Another major improvement in accident reconstruction is interactive animations that provide an in-depth investigation of a crash by using the freedom of motion, timing, and perspective. All these graphical and visual trial exhibits give a jury more understanding about complex information.
“Ultimately, we have to present these findings,” noted Cheek. “In the work that I do, the findings are often presented in the legal environment. It can be intimidating and also rewarding to help a jury understand some of these complex issues so that they can come to a reasonable decision when there’s a dispute between two parties. Every situation is unique, and they all have their own complex issues.” He pointed out that very often the findings are presented to people on a jury with no scientific or engineering background, thus the terminology must be made understandable.

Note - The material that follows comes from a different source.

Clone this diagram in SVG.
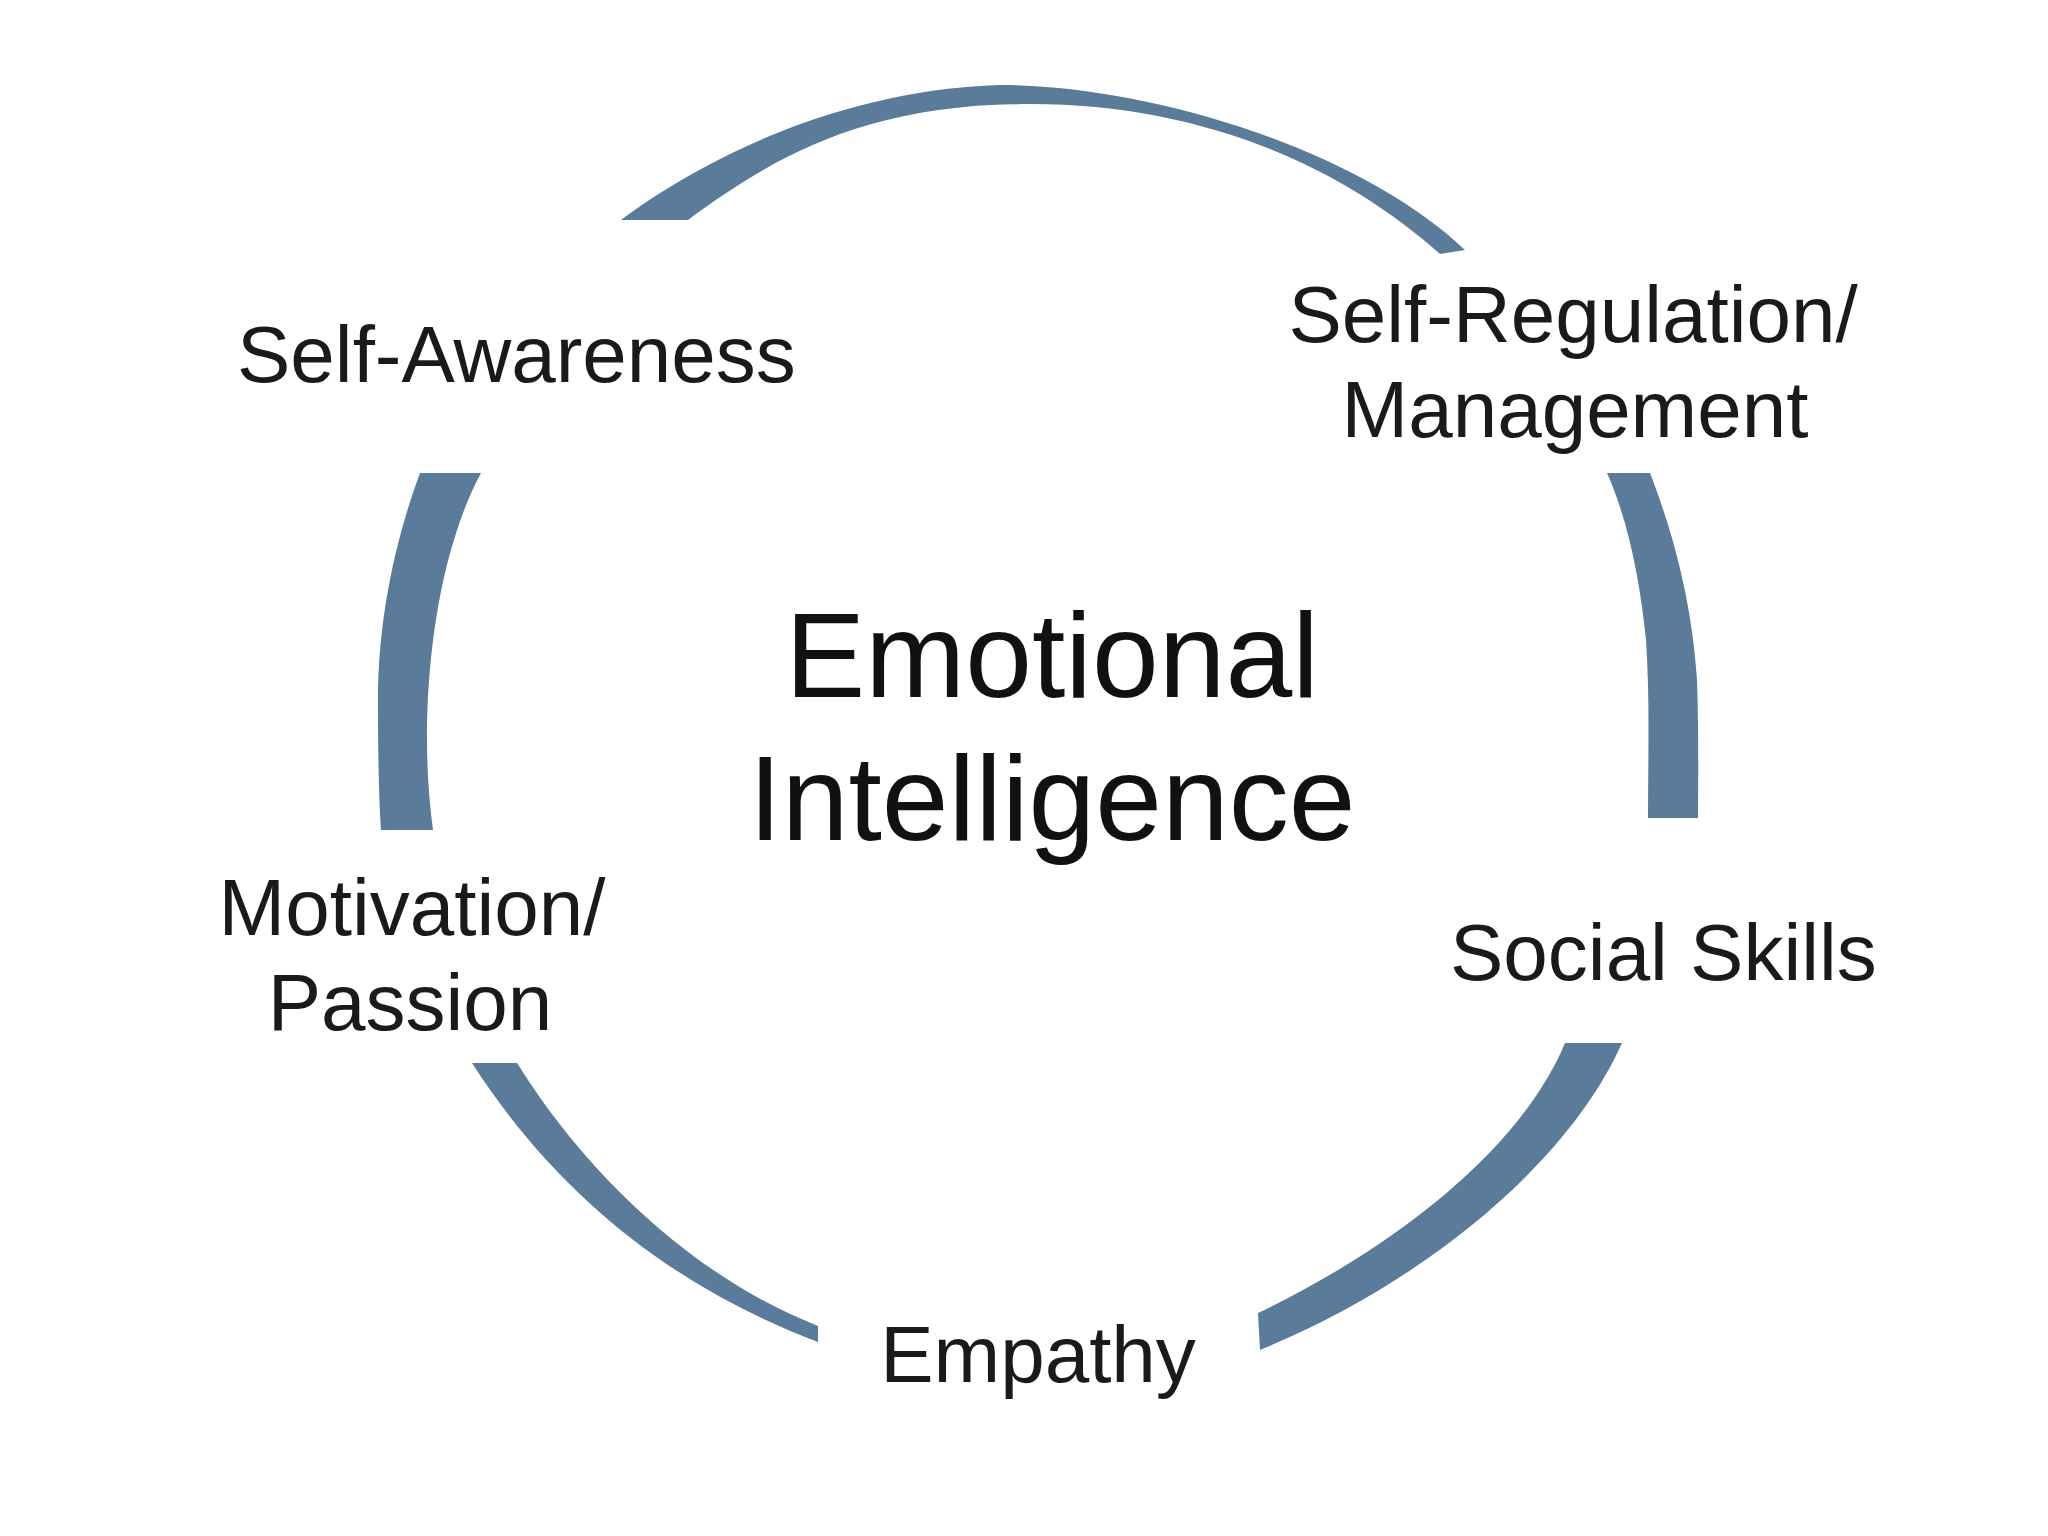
<svg xmlns="http://www.w3.org/2000/svg" width="2048" height="1536" viewBox="0 0 2048 1536">
<style>
.arc{fill:#5b7b9b}
.lbl{font-family:"Liberation Sans",Arial,Helvetica,sans-serif;font-size:80px;fill:#1a1a1a}
.title{font-family:"Liberation Sans",Arial,Helvetica,sans-serif;font-size:120px;fill:#111}
</style>
<rect width="2048" height="1536" fill="#ffffff"/>
<g id="connectors">
<path class="arc" d="M621,220 C690,168 830,90 1000,85 C1150,85 1360,150 1465,250 L1440,254 C1340,165 1200,104 1030,104 C860,104 770,160 688,220 Z"/>
<path class="arc" d="M1607,473 L1650,473 C1672,530 1692,600 1697,680 C1699,740 1698,790 1698,818 L1648,818 C1648,760 1650,700 1646,640 C1640,580 1628,520 1607,473 Z"/>
<path class="arc" d="M1565,1043 L1622,1043 C1570,1160 1430,1280 1260,1350 L1258,1313 C1410,1240 1525,1140 1565,1043 Z"/>
<path class="arc" d="M472,1063 L517,1063 C590,1180 700,1280 818,1326 L818,1342 C680,1290 560,1200 472,1063 Z"/>
<path class="arc" d="M420,473 L481,473 C445,540 427,640 427,740 C427,770 429,800 433,830 L381,830 C379,800 378,760 378,700 C378,620 395,540 420,473 Z"/>
</g>
<g id="center">
<text class="title" x="1052" y="697" text-anchor="middle">Emotional</text>
<text class="title" x="1052" y="840" text-anchor="middle">Intelligence</text>
</g>
<g id="self-awareness">
<text class="lbl" x="237" y="382">Self-Awareness</text>
</g>
<g id="self-regulation">
<text class="lbl" x="1573" y="342" text-anchor="middle">Self-Regulation/</text>
<text class="lbl" x="1575" y="437" text-anchor="middle">Management</text>
</g>
<g id="social-skills">
<text class="lbl" x="1450" y="980">Social Skills</text>
</g>
<g id="empathy">
<text class="lbl" x="1038" y="1382" text-anchor="middle">Empathy</text>
</g>
<g id="motivation">
<text class="lbl" x="412" y="935" text-anchor="middle">Motivation/</text>
<text class="lbl" x="410" y="1030" text-anchor="middle">Passion</text>
</g>
</svg>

With more vehicles on roadways, there are more possible collisions, thus a tremendous growth in the field of accident investigation and reconstruction over the past decades. “Some people believe that autonomous vehicles will eventually eliminate crashes on our roadways. While we can hope for that, it will take many years before the technology has proliferated into our society to reach that goal,” said Cheek. “In the meantime, there is a great need for engineers in this field to study why crashes happen and how to reduce or eliminate them altogether.”
With her many years in the field, Norton continues to find the work fascinating. Addressing the dual importance of personal satisfaction and making a contribution, she observed that “the ultimate goal is to utilize some type of engineering degree to further your industry, while at the same time affording you an extremely rewarding career.”
Brumbaugh agrees that not many people are familiar with accident reconstruction and there are not many females involved in it. However, she noted the advantages she’s seen. “You are constantly doing something new depending on where you are in the case. It could be reading depositions, traveling to survey a scene, or doing analysis to writing a report. There are lots of different aspects.”